I'm sitting at my "desk," wishing this typical winter cold would just pack up and leave already. As I start this post, I still have two hours to wait before my marathon three-hour speech class taught from my dining room. I call it a "desk" because it is really just a card table propped against the wall. One of my mother's lap blankets serves as a colorful foundation. The space is cluttered. To my left is a lamp that's sole purpose is to make me look better on Zoom since the light is to my right. I have a small note pad with some of my niece's sketches when she was considerably younger. I have a wicker basket full of pens, pencils (regular lead and colored), crayons, and markers of various sizes. To my right is my physical grade book and my planner, with very minimal notes of what we are doing in class today. Smack in front of me are calendars (mostly for the pictures), notes for both current classes and for a class starting next month, a running record of my finances and reminders of what I spend my money on, to ensure that I take advantage of everything I have. A set of flower paintings create a divide between an open space from the kitchen. Various paperwork, not at all organized, falls in baskets and drawers to the right of desk plates that read #Hustling and #GoalDigger. I bought them about 34 months ago and change when I first moved into my current apartment.

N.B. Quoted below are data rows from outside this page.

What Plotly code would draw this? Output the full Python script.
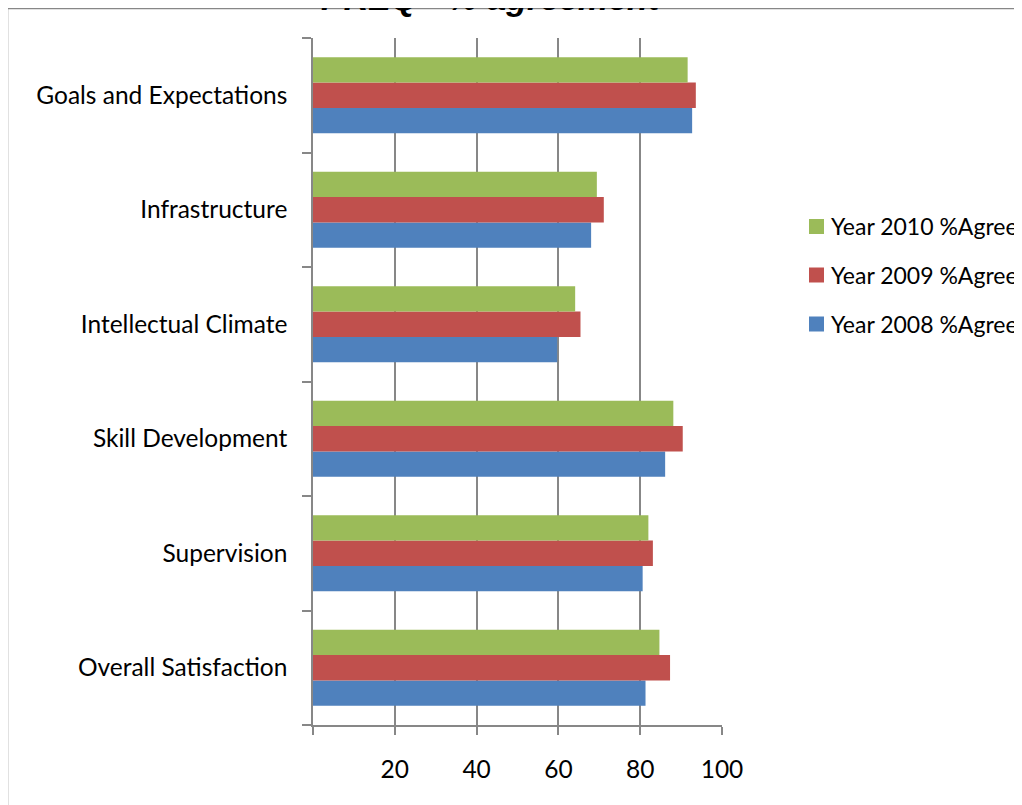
import plotly.graph_objects as go

# ---- data ----
categories = ["Goals and Expectations", "Infrastructure", "Intellectual Climate",
              "Skill Development", "Supervision", "Overall Satisfaction"]
year_2008 = [92.7, 68.0, 59.7, 86.1, 80.6, 81.3]
year_2009 = [93.6, 71.1, 65.4, 90.4, 83.1, 87.3]
year_2010 = [91.6, 69.4, 64.1, 88.1, 82.0, 84.7]
series_names = ["Year 2008 %Agree", "Year 2009 %Agree", "Year 2010 %Agree"]
x_tickvals = [0, 20, 40, 60, 80, 100]
x_ticktext = ["", "20", "40", "60", "80", "100"]
title_text = "PREQ - % agreement"

# ---- style / layout (screen pixel targets; page body adds an 8px offset) ----
OFF = 8
W, H = 1022 - OFF, 805 - OFF
PLOT_L, PLOT_R, PLOT_T, PLOT_B = 313, 722, 38, 725   # screen coords
ML, MT = PLOT_L - OFF, PLOT_T - OFF
PW, PH = PLOT_R - PLOT_L, PLOT_B - PLOT_T
MR, MB = W - ML - PW, H - MT - PH
colors = ["#4F81BD", "#C0504D", "#9BBB59"]
grid = "#878787"
font_family = "Lato, Open Sans, sans-serif"
FS = 24.5
LEG_FS = 23


def px_x(p):
    return (p - PLOT_L) / PW


def px_y(p):
    return (PLOT_B - p) / PH


fig = go.Figure()
for name, vals, col in zip(series_names, [year_2008, year_2009, year_2010], colors):
    fig.add_trace(go.Bar(y=categories, x=vals, name=name, orientation="h",
                         marker=dict(color=col, line=dict(width=0)),
                         showlegend=False))

shapes = [
    dict(type="rect", xref="paper", yref="paper",
         x0=px_x(7.5), x1=px_x(1040), y0=px_y(8.5), y1=px_y(830),
         line=dict(color=grid, width=1.5), fillcolor="rgba(0,0,0,0)", layer="below"),
]
annotations = [
    dict(text="<b><i>%s</i></b>" % title_text, xref="paper", yref="paper",
         x=px_x(491), y=px_y(19), xanchor="center", yanchor="bottom", showarrow=False,
         font=dict(family="Liberation Sans, Arial", size=34, color="#000000")),
]
legend_rows = [(series_names[2], colors[2], 226.5),
               (series_names[1], colors[1], 275.0),
               (series_names[0], colors[0], 324.0)]
for name, col, cy in legend_rows:
    shapes.append(dict(type="rect", xref="paper", yref="paper",
                       x0=px_x(809), x1=px_x(824), y0=px_y(cy - 7.5), y1=px_y(cy + 7.5),
                       line=dict(width=0), fillcolor=col))
    annotations.append(dict(text=name, xref="paper", yref="paper",
                            x=px_x(829), y=px_y(cy), xanchor="left", yanchor="middle",
                            showarrow=False,
                            font=dict(family=font_family, size=LEG_FS, color="#000000")))

fig.update_layout(
    width=W, height=H,
    margin=dict(l=ML, r=MR, t=MT, b=MB, autoexpand=False),
    paper_bgcolor="white", plot_bgcolor="white",
    barmode="group", bargap=0.336, bargroupgap=0,
    font=dict(family=font_family, size=FS, color="#000000"),
    shapes=shapes, annotations=annotations,
    showlegend=False,
    xaxis=dict(range=[0, 100], tickvals=x_tickvals, ticktext=x_ticktext,
               showgrid=True, gridcolor=grid, gridwidth=1.5,
               showline=True, linecolor=grid, linewidth=1.5, zeroline=False,
               ticks="outside", ticklen=8, tickcolor=grid, tickwidth=1.5,
               ticklabelstandoff=14, tickfont=dict(size=FS)),
    yaxis=dict(type="category", categoryorder="array", categoryarray=categories[::-1],
               tickson="boundaries", ticks="outside", ticklen=9, tickcolor=grid,
               tickwidth=1.5, showline=True, linecolor=grid, linewidth=1.5,
               showgrid=False, zeroline=False, ticklabelstandoff=19,
               tickfont=dict(size=FS)),
)

fig.write_html("out.html")
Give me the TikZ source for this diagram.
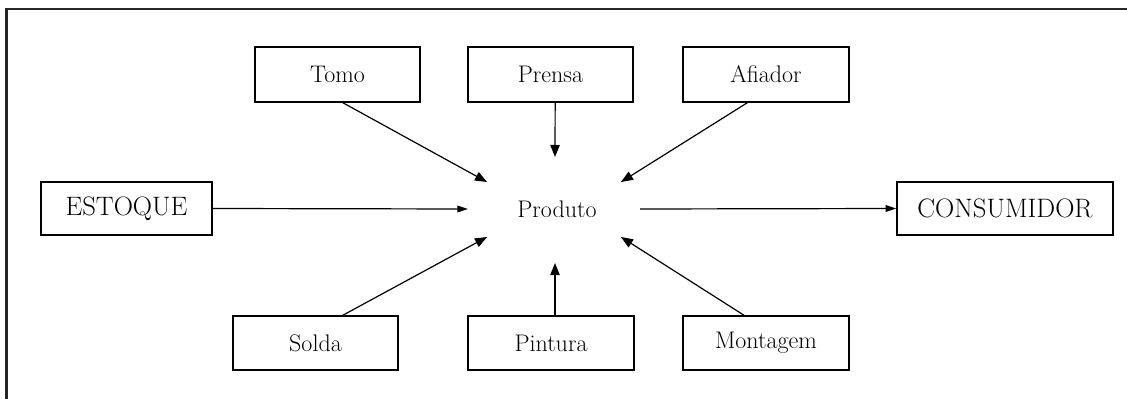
\documentclass[tikz,border=0pt]{standalone}
\usepackage{fontspec}
\usetikzlibrary{arrows.meta}

\begin{document}
\begin{tikzpicture}[x=0.75pt,y=-0.75pt,
  box/.style={draw=black, line width=1.1pt, inner sep=0pt, fill=white},
  small/.style={box, minimum width=0.75*165pt, minimum height=0.75*55pt,
                font=\fontsize{18}{20}\selectfont},
  big/.style={box, minimum height=0.75*53pt, font=\fontsize{20}{22}\selectfont},
  flow/.style={line width=0.9pt, -{Triangle[length=9pt,width=7pt]}},
  flowh/.style={line width=0.9pt, -{Triangle[length=8pt,width=5pt]}}]

  \useasboundingbox (0,0) rectangle (1127,399);

  % outer frame: only the top and left edges show
  \draw[line width=1.6pt, black!85] (6.5,399) -- (6.5,9) -- (1127,9);

  % the product in the middle
  \node[font=\fontsize{18}{20}\selectfont] (produto) at (557,209) {Produto};

  % machines and stations
  \node[small] (tomo)     at (337.5,74.5) {Tomo};
  \node[small] (prensa)   at (550.5,74.5) {Prensa};
  \node[small, minimum width=0.75*166pt] (afiador)  at (766,74.5) {Afiador};
  \node[small, minimum height=0.75*54pt] (solda)    at (315.5,343) {Solda};
  \node[small, minimum height=0.75*54pt, minimum width=0.75*166pt] (pintura)  at (551,343) {Pintura};
  \node[small, minimum height=0.75*54pt, minimum width=0.75*166pt] (montagem) at (766,343) {Montagem};

  % stock and consumer
  \node[big, minimum width=0.75*171pt] (estoque)    at (126.5,208.5) {ESTOQUE};
  \node[big, minimum width=0.75*216pt] (consumidor) at (1005,208.5) {CONSUMIDOR};

  % arrow ends around the product
  \coordinate (inTL) at (487,182);
  \coordinate (inT)  at (555,157);
  \coordinate (inTR) at (621,182);
  \coordinate (inL)  at (468,209);
  \coordinate (inBL) at (487,237);
  \coordinate (inB)  at (555,263);
  \coordinate (inBR) at (621,237);
  \coordinate (outR) at (640,209);

  % flows into the product
  \draw[flow] ([xshift=4pt]tomo.south) -- (inTL);
  \draw[flow] ([xshift=3.5pt]prensa.south) -- (inT);
  \draw[flow] ([xshift=-14pt]afiador.south) -- (inTR);
  \draw[flowh] (estoque.east) -- (inL);
  \draw[flow] ([xshift=20.5pt]solda.north) -- (inBL);
  \draw[flow] ([xshift=3pt]pintura.north) -- (inB);
  \draw[flow] ([xshift=-16.5pt]montagem.north) -- (inBR);

  % flow out to the consumer
  \draw[flowh] (outR) -- (consumidor.west);
\end{tikzpicture}
\end{document}
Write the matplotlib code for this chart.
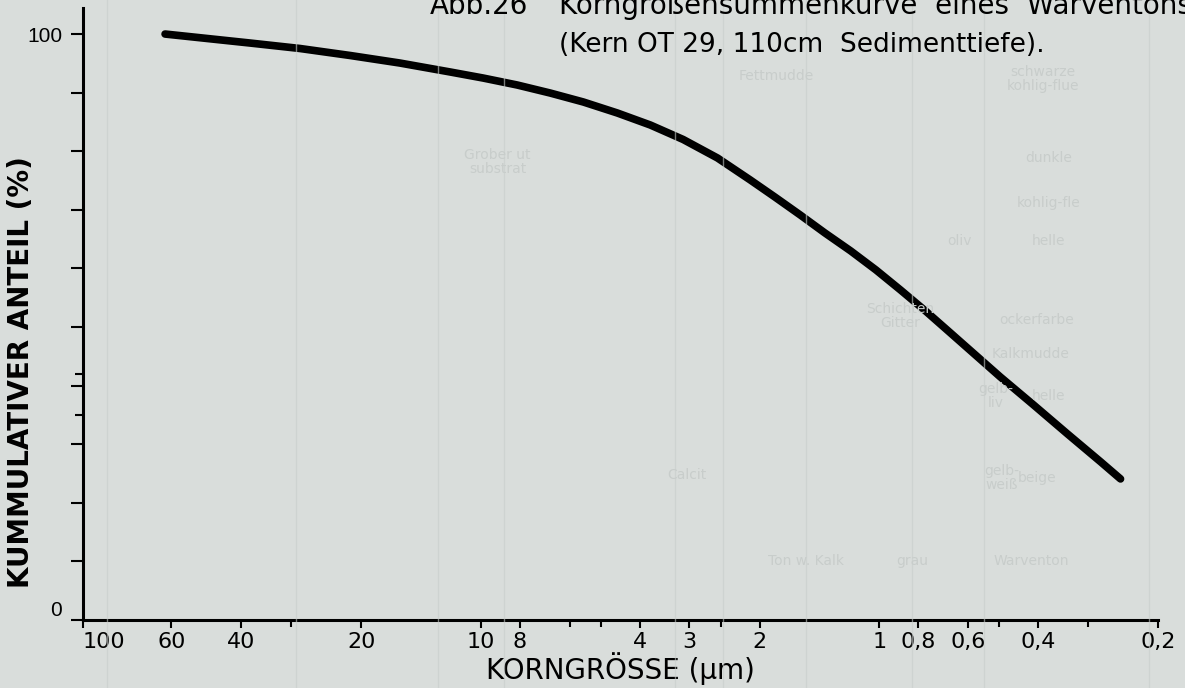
import matplotlib.pyplot as plt
import numpy as np
from matplotlib.ticker import FixedLocator, NullFormatter

# Korngroessensummenkurve, Kern OT 29, 110 cm
korn = [62.2, 38.0, 28.5, 21.3, 16.0, 11.96, 9.89, 8.12, 6.71, 5.54, 4.55, 3.76,
        3.11, 2.55, 2.11, 1.83, 1.58, 1.37, 1.18, 1.02, 0.885, 0.766, 0.663,
        0.601, 0.497, 0.410, 0.337, 0.278, 0.248]
anteil = [100.0, 98.46, 97.53, 96.33, 95.05, 93.52, 92.49, 91.30, 89.93, 88.40,
          86.52, 84.47, 82.00, 78.84, 75.09, 72.18, 69.11, 66.04, 62.97, 59.73,
          56.31, 52.73, 48.98, 46.42, 41.47, 36.69, 31.74, 26.96, 24.06]

x_labels = [100, 60, 40, 20, 10, 8, 4, 3, 2, 1, 0.8, 0.6, 0.4, 0.2]
x_extra = [30, 6, 5, 2.5, 0.5, 0.3]
y_ticks = [0, 10, 20, 30, 40, 50, 60, 70, 80, 90, 100]
y_extra = [35, 42]

bg = '#d9dddb'
faint = '#c8cdcb'

fig = plt.figure(figsize=(11.85, 6.88), dpi=100, facecolor=bg)
ax = fig.add_axes([0.070, 0.099, 0.907, 0.889])
ax.set_facecolor(bg)

# durchscheinende Tabelle im Hintergrund
for xf in [0.09, 0.25, 0.37, 0.425, 0.57, 0.61, 0.68, 0.77, 0.83, 0.97]:
    fig.add_artist(plt.Line2D([xf, xf], [0.0, 1.0], color=faint, lw=1.0, alpha=0.6))
hinten = [
    (0.880, 0.885, 'schwarze\nkohlig-flue'), (0.655, 0.89, 'Fettmudde'),
    (0.885, 0.77, 'dunkle'), (0.42, 0.765, 'Grober ut\nsubstrat'),
    (0.885, 0.705, 'kohlig-fle'), (0.885, 0.65, 'helle'), (0.81, 0.65, 'oliv'),
    (0.875, 0.535, 'ockerfarbe'), (0.76, 0.54, 'Schichten\nGitter'),
    (0.87, 0.485, 'Kalkmudde'), (0.885, 0.425, 'helle'), (0.84, 0.425, 'gelb-\nliv'),
    (0.875, 0.305, 'beige'), (0.58, 0.31, 'Calcit'), (0.845, 0.305, 'gelb-\nweiß'),
    (0.87, 0.185, 'Warventon'), (0.77, 0.185, 'grau'), (0.68, 0.185, 'Ton w. Kalk'),
]
for xf, yf, s in hinten:
    fig.text(xf, yf, s, color=faint, fontsize=10, ha='center', va='center',
             linespacing=1.0)

ax.plot(korn, anteil, color='black', lw=5.5, solid_capstyle='round',
        solid_joinstyle='round', zorder=5)

ax.set_xscale('log')
ax.set_xlim(100, 0.2)
ax.set_ylim(0, 104.4)

for s in ['top', 'right']:
    ax.spines[s].set_visible(False)
for s in ['left', 'bottom']:
    ax.spines[s].set_linewidth(2.2)
    ax.spines[s].set_color('black')

ax.xaxis.set_major_locator(FixedLocator(x_labels))
ax.xaxis.set_minor_locator(FixedLocator(x_extra))
ax.xaxis.set_minor_formatter(NullFormatter())
ax.set_xticklabels([('%g' % v).replace('.', ',') for v in x_labels])
ax.tick_params(axis='x', which='both', direction='out', length=6, width=1.5,
               pad=3, labelsize=16)
ax.tick_params(axis='x', which='minor', length=5)
ax.get_xticklabels()[0].set_ha('left')

ax.yaxis.set_major_locator(FixedLocator(y_ticks))
ax.yaxis.set_minor_locator(FixedLocator(y_extra))
ax.yaxis.set_minor_formatter(NullFormatter())
ax.set_yticklabels(['0'] + [''] * 9 + ['100'])
ax.tick_params(axis='y', which='both', direction='out', length=9, width=1.5,
               pad=6, labelsize=15)
ax.tick_params(axis='y', which='minor', length=6)
for lab in ax.get_yticklabels():
    lab.set_family('Liberation Sans')
    if lab.get_text() == '0':
        lab.set_va('bottom')

ax.set_xlabel('KORNGRÖSSE (µm)', fontsize=20)
ax.xaxis.set_label_coords(0.50, -0.053)
ax.set_ylabel('KUMMULATIVER ANTEIL (%)', fontsize=20, fontweight='bold')
ax.yaxis.set_label_coords(-0.045, 0.405)

fig.text(0.363, 1 - 14 / 688, 'Abb.26', fontsize=20, ha='left', va='baseline')
fig.text(0.472, 1 - 14 / 688, 'Korngrößensummenkurve  eines  Warventons',
         fontsize=20, ha='left', va='baseline')
fig.text(0.472, 0.934, '(Kern OT 29, 110cm  Sedimenttiefe).',
         fontsize=19, ha='left', va='center')

fig.savefig('out.png', dpi=100, facecolor=bg)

(No, I don't have the Boss Lady one. I found this on Google.) These desk plates sometimes mock me. I'm not often hustling enough or digging for those goals. I'm not trying hard enough. My current sickness may be an excuse, but this has also become a general pattern. I haven't used the pandemic well. I haven't used my "free time" well. I try to sit and create, like I see so many others do so successfully. Their success becomes dispiriting after a while. Before sitting down to write this post, I had the idea to record another Dining Room Reading. But, I don't have any new content I want to record and release, and the old stuff is boring me. Plus, I sound less than on my voice today. Maybe there's a piece somewhere that could benefit from that. I sat down and immediately broke one of my goals: I checked social media. I saw that when I last requested subscribers, my base had jumped from 13 to 19, mostly due to some friends of a dear friend who posted my channel and asked people to subscribe. I saw that people had commented on her, the friend's, page, so I put a thank you there as well. I didn't fall much deeper down that rabbit hole, though.
I was singing through songbooks earlier. The other day I wanted to record "To Comfort You," but I'm not quite hitting the notes when I listen to the recordings. It sounds good to me in my head, but the recording tells a different story. Some of those recordings made me never want to sing again. I actually did have that experience over seventeen years ago. I was rehearsing for a show I put together of other people's music. The accompanist I hired made a comment about my singing that instantly made me never want to sing again. But, sing again I did. It's not my strongest suit, but I can hold my own. It's one of those skills that I know if I took lessons and had a proper setting to rehearse and record that I could make something out of it. I haven't studied voice since college. There was an activity sometime back led by a member of a group I belong to that had us create drawings out of a tiny sliver of shape. One drawing was a musical staff, and according to the instructor, that drawing meant that's where my future lies, in music.
Well, this took up some time. Thank you for reading.